At Last, A Sane Idea on Rent

Editorial
NY Daily News, May 13, 1997
Gov. Pataki finally came in from the cold yesterday with what he calls a "fair and balanced plan" for determining how much rent New Yorkers pay in the future.

By my logic, he is moving in the right direction because everyone's squawking.

Democrats in the Assembly that is to say, Speaker Sheldon Silver hate Pataki's plan. Landlords and tenants are angry, too. Landlords say the governor doesn't go far enough fast enough; one leading tenants' advocate predictably predicts "a reign of terror by landlords." And so it goes.

Granted, the governor gets no points for decisive leadership on this matter, which has been No. 1 on the state's legislative agenda since the fall, when Senate Majority Leader Joe Bruno, the wealthy lord of a manor in Rensselaer, decided that city dwellers are living high off the hog in apartments for which they pay too little rent.

Our lithe governor has swung the whole arc of the pendulum, from landlords (rent regulations are no good) to tenants (99% of New York City tenants deserve rent protections). In March, he seemed rather lackadaisical about the situation, even as tenants' fears mounted: "I hope it doesn't take something like the expiration of [rent] laws to force serious negotiations [on the state budget], but if it does, it does."

Along the way, he said that the poor, the disabled and the elderly should be protected, but in their panicked state, few seem to have heard the governor or believed him.

Now comes his new formulation: Protect the poor, disabled and elderly; allow tenants to remain in rent-controlled or rent-stabilized apartments until they die or move away; require market rates for anyone earning at least $175,000 two years in a row. Family members will continue to qualify for rent protections as "successors" to mother, father, spouse, etc.

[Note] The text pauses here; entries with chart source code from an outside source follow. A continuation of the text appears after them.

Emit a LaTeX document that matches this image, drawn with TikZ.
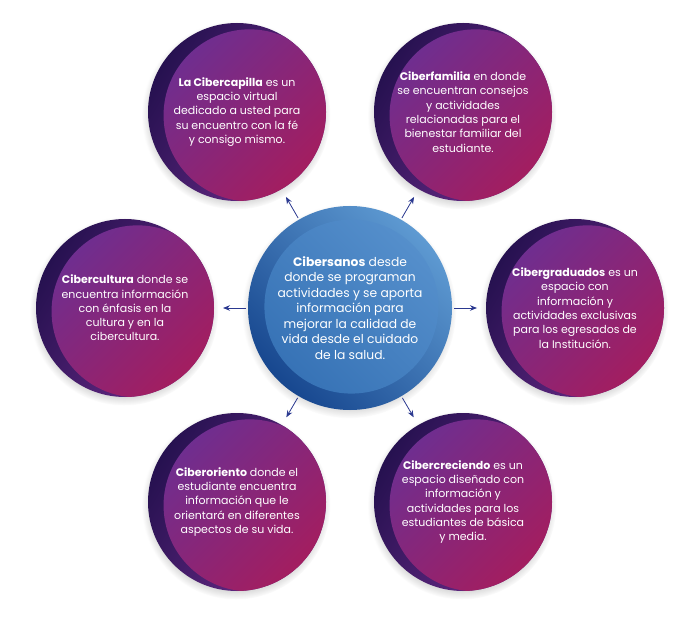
\documentclass[tikz,border=0pt]{standalone}
\usepackage{fontspec}
\setmainfont{Poppins}
\usetikzlibrary{arrows.meta,shadows}

\definecolor{ringdark}{HTML}{261150}
\definecolor{ringlite}{HTML}{6E2C8C}
\definecolor{discpurple}{HTML}{6B2F93}
\definecolor{discmagenta}{HTML}{A51D5E}
\definecolor{hubdark}{HTML}{17478F}
\definecolor{hublite}{HTML}{5E9AD2}
\definecolor{discblue}{HTML}{5791CD}
\definecolor{discdeep}{HTML}{3470B4}
\definecolor{arrowblue}{HTML}{2B3990}

\tikzset{
  bubble/.style={circle, minimum size=178pt, inner sep=0pt, outer sep=0pt,
    text=white, align=center, font=\fontsize{11}{14.3}\selectfont,
    circular drop shadow={shadow xshift=-1pt, shadow yshift=-3pt, shadow scale=1.06, opacity=.45},
    top color=ringdark, bottom color=ringlite, shading angle=60,
    path picture={\shade[top color=discpurple, bottom color=discmagenta, shading angle=45]
      ([shift={(-15:13pt)}]path picture bounding box.center) circle (86pt);}},
  hub/.style={circle, minimum size=204pt, inner sep=0pt, outer sep=0pt,
    text=white, align=center, font=\fontsize{12.3}{15.5}\selectfont,
    circular drop shadow={shadow xshift=-1pt, shadow yshift=-3pt, shadow scale=1.05, opacity=.45},
    top color=hublite, bottom color=hubdark, shading angle=-45,
    path picture={\shade[top color=discblue, bottom color=discdeep, shading angle=-45]
      ([shift={(45:2pt)}]path picture bounding box.center) circle (87pt);}},
  link/.style={arrowblue, line width=0.8pt, -{Stealth[length=7pt, width=5.5pt]},
    shorten <=2pt, shorten >=9pt}
}

\begin{document}
\begin{tikzpicture}[x=1pt, y=1pt]
  \useasboundingbox (0,0) rectangle (700,616);
  \node[hub] (hub) at (350,308) {\textbf{Cibersanos} desde\\donde se programan\\actividades y se aporta\\información para\\mejorar la calidad de\\vida desde el cuidado\\de la salud.};

  \node[bubble] (capilla) at (237,504) {\textbf{La Cibercapilla} es un\\espacio virtual\\dedicado a usted para\\su encuentro con la fé\\y consigo mismo.};
  \node[bubble] (familia) at (463,504) {\textbf{Ciberfamilia} en donde\\se encuentran consejos\\y actividades\\relacionadas para el\\bienestar familiar del\\estudiante.};
  \node[bubble] (cultura) at (125,308) {\textbf{Cibercultura} donde se\\encuentra información\\con énfasis en la\\cultura y en la\\cibercultura.};
  \node[bubble] (graduados) at (575,308) {\textbf{Cibergraduados} es un\\espacio con\\información y\\actividades exclusivas\\para los egresados de\\la Institución.};
  \node[bubble] (oriento) at (237,114) {\textbf{Ciberoriento} donde el\\estudiante encuentra\\información que le\\orientará en diferentes\\aspectos de su vida.};
  \node[bubble] (creciendo) at (463,114) {\textbf{Cibercreciendo} es un\\espacio diseñado con\\información y\\actividades para los\\estudiantes de básica\\y media.};

  \foreach \n in {capilla,familia,cultura,graduados,oriento,creciendo}
    \draw[link] (hub) -- (\n);
\end{tikzpicture}
\end{document}
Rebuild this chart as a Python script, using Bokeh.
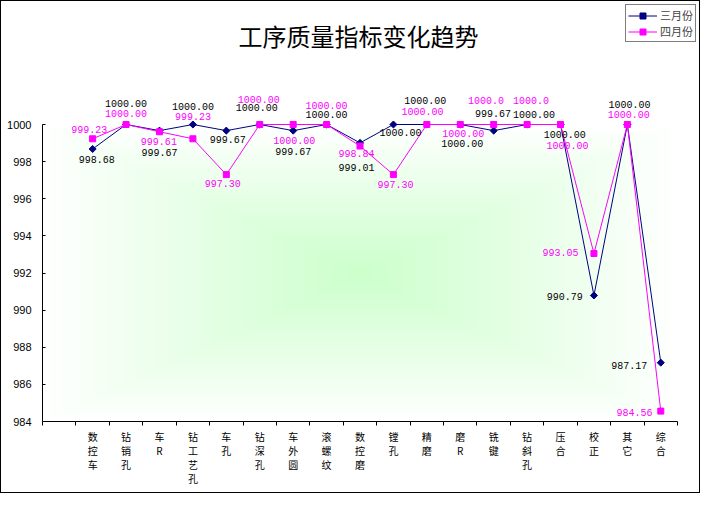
import numpy as np
from bokeh.plotting import figure
from bokeh.models import Range1d, FixedTicker, Label, Legend, LegendItem
from bokeh.core.properties import value
from bokeh.embed import file_html
from bokeh.resources import INLINE

# ---------------- data ----------------
title_text = "工序质量指标变化趋势"
categories = ["数控车", "钻销孔", "车R", "钻工艺孔", "车孔", "钻深孔", "车外圆", "滚螺纹",
              "数控磨", "镗孔", "精磨", "磨R", "铣键", "钻斜孔", "压合", "校正", "其它", "综合"]
series_names = ["三月份", "四月份"]
march = [998.68, 1000.00, 999.67, 1000.00, 999.67, 1000.00, 999.67, 1000.00, 999.01,
         1000.00, 1000.00, 1000.00, 999.67, 1000.00, 1000.00, 990.79, 1000.00, 987.17]
april = [999.23, 1000.00, 999.61, 999.23, 997.30, 1000.00, 1000.00, 1000.00, 998.84,
         997.30, 1000.00, 1000.00, 1000.00, 1000.00, 1000.00, 993.05, 1000.00, 984.56]
y_ticks = [984, 986, 988, 990, 992, 994, 996, 998, 1000]

# label decimals (Excel truncated two April labels)
march_dec = [2] * 18
april_dec = [2] * 12 + [1, 1] + [2] * 4

# label offsets in screen px (layout only)
m_dx = [4, 0, 0, 0, 1.4, -3, 0, 0, -3.4, 7, -1.5, 2, -0.6, 7, 4.3, -29.3, 2.2, -31.5]
m_dy = [10.5, -21, 21.6, -18, 9, -16.7, 20.6, -10, 24.6, 7.7, -24, 18.7, -16.8, -10, 10, 1.2, -20, 3]
a_dx = [-3.5, 0, -0.6, 0, -3.6, -1, 1, 0, -3.4, 2.2, -4.3, 3, -7.6, 4, 7, -33.5, 1.3, -26.3]
a_dy = [-9.3, -11, 9.8, -22.3, 9, -24.7, 16, -19, 7.8, 10, -13.3, 9.3, -24, -24, 21, -0.6, -10, 1.4]

# ---------------- layout ----------------
W, H = 698, 491
n_slots = len(categories) + 1          # first slot is empty
ax_left_px, ax_right_px = 41, 676
y_top_px, y_bot_px = 123, 420
ymin, ymax = y_ticks[0], y_ticks[-1]
x_per_px = n_slots / (ax_right_px - ax_left_px)
y_per_px = (ymax - ymin) / (y_bot_px - y_top_px)
x_end = n_slots + (W - ax_right_px) * x_per_px
y_end = ymax + y_top_px * y_per_px


def px_x(px):
    return (px - ax_left_px) * x_per_px


def px_y(py):
    return ymax - (py - y_top_px) * y_per_px


p = figure(width=W, height=H, output_backend="svg", toolbar_location=None,
           x_range=Range1d(0, x_end), y_range=Range1d(ymin, y_end),
           min_border_left=ax_left_px, min_border_right=0, min_border_top=0,
           min_border_bottom=H - y_bot_px)
p.frame_width = W - ax_left_px
p.frame_height = y_bot_px
p.styles = {"border": "1px solid black", "box-sizing": "border-box"}
p.outline_line_color = None
p.background_fill_color = "white"
p.border_fill_color = "white"
p.xgrid.visible = False
p.ygrid.visible = False

# gradient background of plot area (rectangular "from centre")
nx, ny = 320, 160
U, V = np.meshgrid(np.linspace(-1, 1, nx), np.linspace(-1, 1, ny))
t = np.clip(np.maximum(np.abs(U), np.abs(V)), 0, 1)
img = np.empty((ny, nx), dtype=np.uint32)
view = img.view(dtype=np.uint8).reshape((ny, nx, 4))
rb = (255 - (255 - 204) * (1 - t)).astype(np.uint8)
view[..., 0] = rb
view[..., 1] = 255
view[..., 2] = rb
view[..., 3] = 255
p.image_rgba(image=[img], x=0, y=ymin, dw=n_slots, dh=ymax - ymin)

xs = [i + 1.5 for i in range(len(categories))]

navy = "#000080"
mag = "#FF00FF"
l1 = p.line(xs, march, line_color=navy, line_width=1)
s1 = p.scatter(xs, march, marker="square", angle=np.pi / 4, size=5,
               fill_color=navy, line_color=navy)
l2 = p.line(xs, april, line_color=mag, line_width=1)
s2 = p.scatter(xs, april, marker="square", size=6, fill_color=mag, line_color=mag)

m_labels = [f"{v:.{d}f}" for v, d in zip(march, march_dec)]
a_labels = [f"{v:.{d}f}" for v, d in zip(april, april_dec)]
p.text(x=xs, y=april, text=a_labels, x_offset=a_dx, y_offset=a_dy,
       text_align="center", text_baseline="middle", text_font=value("Liberation Mono"),
       text_font_size="10px", text_color=mag)
p.text(x=xs, y=march, text=m_labels, x_offset=m_dx, y_offset=m_dy,
       text_align="center", text_baseline="middle", text_font=value("Liberation Mono"),
       text_font_size="10px", text_color="black")

# axes
xa = p.xaxis[0]
xa.ticker = FixedTicker(ticks=xs, minor_ticks=list(range(0, n_slots + 1)))
xa.major_label_overrides = {x: "\n".join(c) for x, c in zip(xs, categories)}
xa.bounds = (0, n_slots)
xa.major_tick_in = 0
xa.major_tick_out = 0
xa.minor_tick_in = 0
xa.minor_tick_out = 4
xa.minor_tick_line_color = "black"
xa.axis_line_color = "black"
xa.major_label_standoff = 3
xa.major_label_text_font = "Noto Sans CJK SC"
xa.major_label_text_font_size = "10px"
xa.major_label_text_line_height = 0.95
xa.major_label_text_color = "black"

ya = p.yaxis[0]
ya.ticker = FixedTicker(ticks=y_ticks)
ya.bounds = (ymin, ymax)
ya.major_tick_in = 3
ya.major_tick_out = 0
ya.minor_tick_in = 0
ya.minor_tick_out = 0
ya.axis_line_color = "black"
ya.major_tick_line_color = "black"
ya.major_label_standoff = 11
ya.major_label_text_font = "Liberation Sans"
ya.major_label_text_font_size = "11px"
ya.major_label_text_color = "black"

# title
p.add_layout(Label(x=px_x(357), y=px_y(33.5), text=title_text, text_align="center",
                   text_baseline="middle", text_font="Noto Sans CJK SC",
                   text_font_size="24px", text_color="black"))

legend = Legend(items=[LegendItem(label=series_names[0], renderers=[l1, s1]),
                       LegendItem(label=series_names[1], renderers=[l2, s2])],
                location="top_right", margin=3, padding=2, spacing=0,
                glyph_width=29, glyph_height=15, label_height=15, label_standoff=3,
                label_text_font="Noto Sans CJK SC", label_text_font_size="11px",
                border_line_color="black", border_line_width=1,
                background_fill_color="white", background_fill_alpha=1)
p.add_layout(legend)

open("out.html", "w").write(file_html(p, INLINE))
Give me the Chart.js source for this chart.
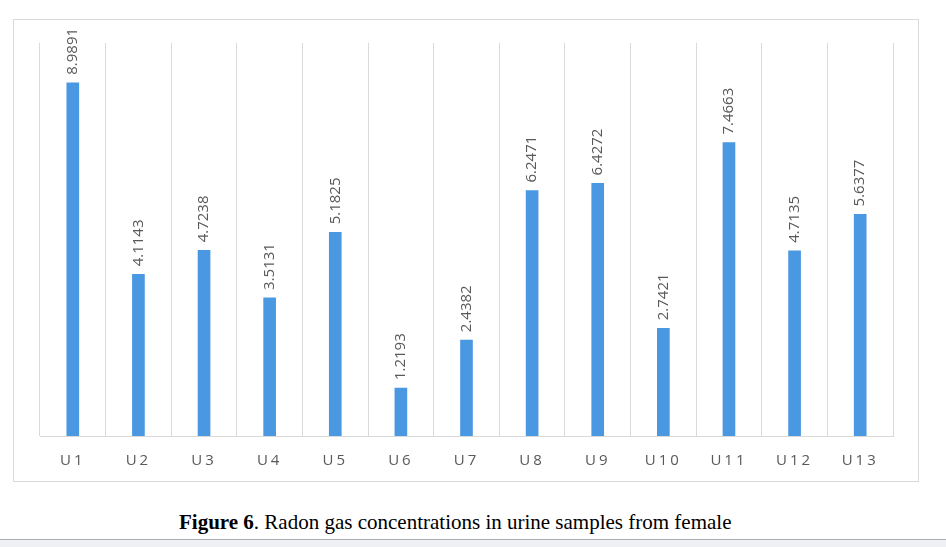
<!DOCTYPE html>
<html>
<head>
<meta charset="utf-8">
<script src="https://cdn.jsdelivr.net/npm/chart.js@4"></script>
<style>
  body { margin: 0; background: #fff; width: 946px; height: 547px; position: relative; overflow: hidden; }
  #box { position: absolute; left: 13px; top: 19px; width: 904px; height: 461px; border: 1px solid #d9d9d9; }
  #wrap { position: absolute; left: 0; top: 0; width: 946px; height: 490px; }
  #caption { position: absolute; left: 179px; top: 510px; white-space: nowrap;
    font-family: "Liberation Serif", "Times New Roman", serif; font-size: 21px; color: #000; }
  #status { position: absolute; left: 0; top: 539px; width: 946px; height: 8px;
    background: #eef0f3; border-top: 1px solid #a9acb0; }
</style>
</head>
<body>
<div id="box"></div>
<div id="wrap"><canvas id="chart"></canvas></div>
<div id="caption"><b>Figure 6</b>. Radon gas concentrations in urine samples from female</div>
<div id="status"></div>
<script>
const samples = ["U1", "U2", "U3", "U4", "U5", "U6", "U7", "U8", "U9", "U10", "U11", "U12", "U13"];
const radon = [8.9891, 4.1143, 4.7238, 3.5131, 5.1825, 1.2193, 2.4382, 6.2471, 6.4272, 2.7421, 7.4663, 4.7135, 5.6377];

// tick labels are letter spaced, value labels are not
const spacing = {
  id: "spacing",
  beforeDraw(chart) {
    chart.ctx.letterSpacing = "3px";
  }
};

const valueLabels = {
  id: "valueLabels",
  afterDatasetsDraw(chart) {
    const ctx = chart.ctx;
    const meta = chart.getDatasetMeta(0);
    ctx.save();
    ctx.letterSpacing = "0px";
    ctx.font = "15px 'Open Sans', sans-serif";
    ctx.fillStyle = "#595959";
    ctx.textAlign = "left";
    ctx.textBaseline = "middle";
    meta.data.forEach((bar, i) => {
      ctx.save();
      ctx.translate(bar.x, bar.y - 8);
      ctx.rotate(-Math.PI / 2);
      ctx.fillText(radon[i].toFixed(4), 0, 0);
      ctx.restore();
    });
    ctx.restore();
  }
};

new Chart(document.getElementById("chart"), {
  type: "bar",
  data: {
    labels: samples,
    datasets: [{
      data: radon,
      backgroundColor: "#4a97e2",
      barThickness: 12
    }]
  },
  options: {
    responsive: true,
    maintainAspectRatio: false,
    animation: false,
    layout: { padding: { left: 40, right: 53, top: 43, bottom: 4 } },
    plugins: { legend: { display: false }, tooltip: { enabled: false } },
    scales: {
      x: {
        grid: { color: "#d9d9d9", lineWidth: 1, drawTicks: false, offset: true },
        border: { color: "#d9d9d9", width: 1 },
        ticks: { color: "#595959", padding: 16, font: { family: "'Open Sans', sans-serif", size: 15 } }
      },
      y: { display: false, min: 0, max: 10 }
    }
  },
  plugins: [spacing, valueLabels]
});
</script>
</body>
</html>
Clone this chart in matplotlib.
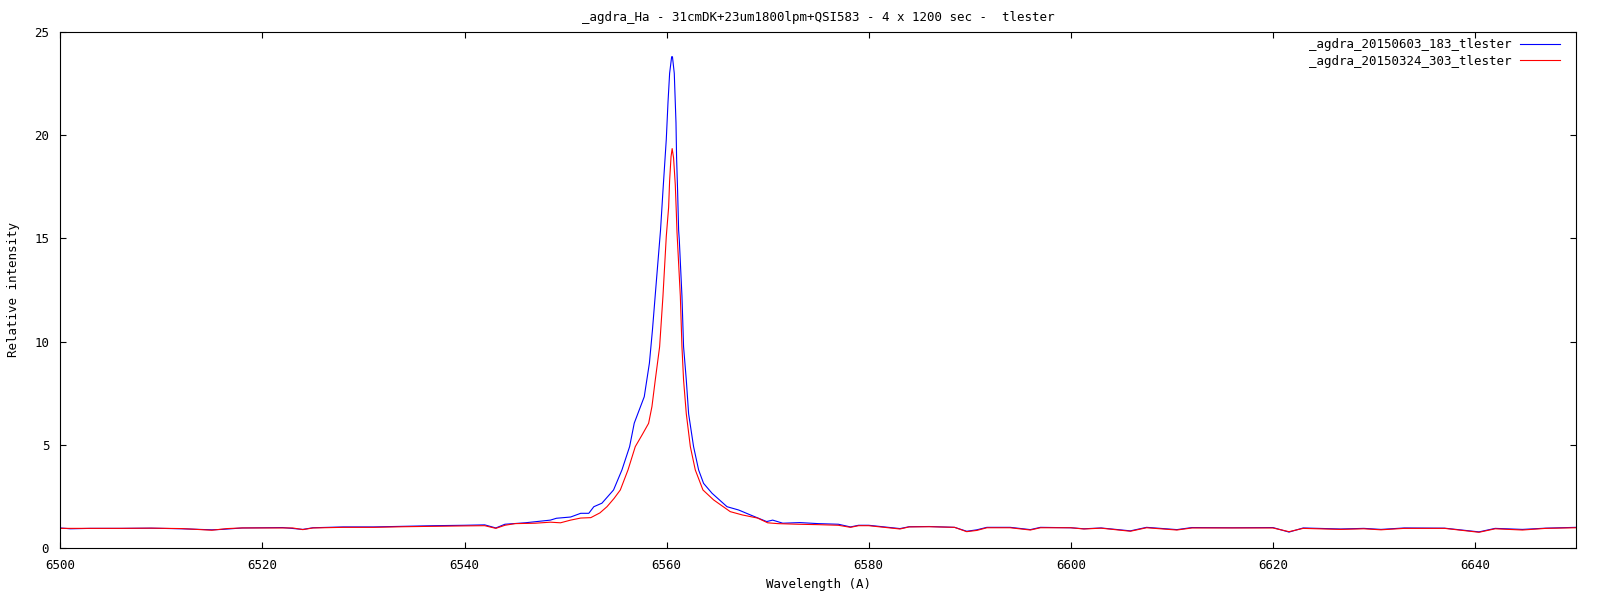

Pataki has given those on the political stage the outlines for a compromise. But Cardinal O'Connor has reminded them that the ultimate solution should not be political alone. It is not about holding on to rent controls merely because they've existed for 50 years or ditching them because times have changed. Doing the right thing is also paramount.

In his homily at St. Patrick's Cathedral on Sunday, O'Connor had a response to those who hold that anyone who wants to live in New York City must pay whatever it takes and, if they can't afford it, then move to a suburb.

"That's morality and economics in a vacuum," he said. "How long will it take to get to work if you live far from your job? . . . How much more time are you away from your children? What is to be traded off? Food, education, health care?"

The cardinal, who insists that "dignified housing is a human right for anyone," proposes "hearings and study," something our rather spineless legislators should have figured out weeks ago.

"It is my observation as a citizen," the cardinal said, "that the current system of rent regulations must be intensively reviewed if we are to move more closely toward the ideal of justice for all, then amended if required to achieve justice."

New Yorkers are at a major crossroad without bold leadership that breaks from the pack of landlords on the Republicans' side or tenants on the Democrats' side. But now that the governor has weighed in with a plan that reasonably seeks to achieve the goals of landlords and tenants, why don't legislators schedule a series of public hearings?

Do they even know the meaning of the word "debate"? Or do they only know how to follow the leader of their respective parties, logic and morality be damned?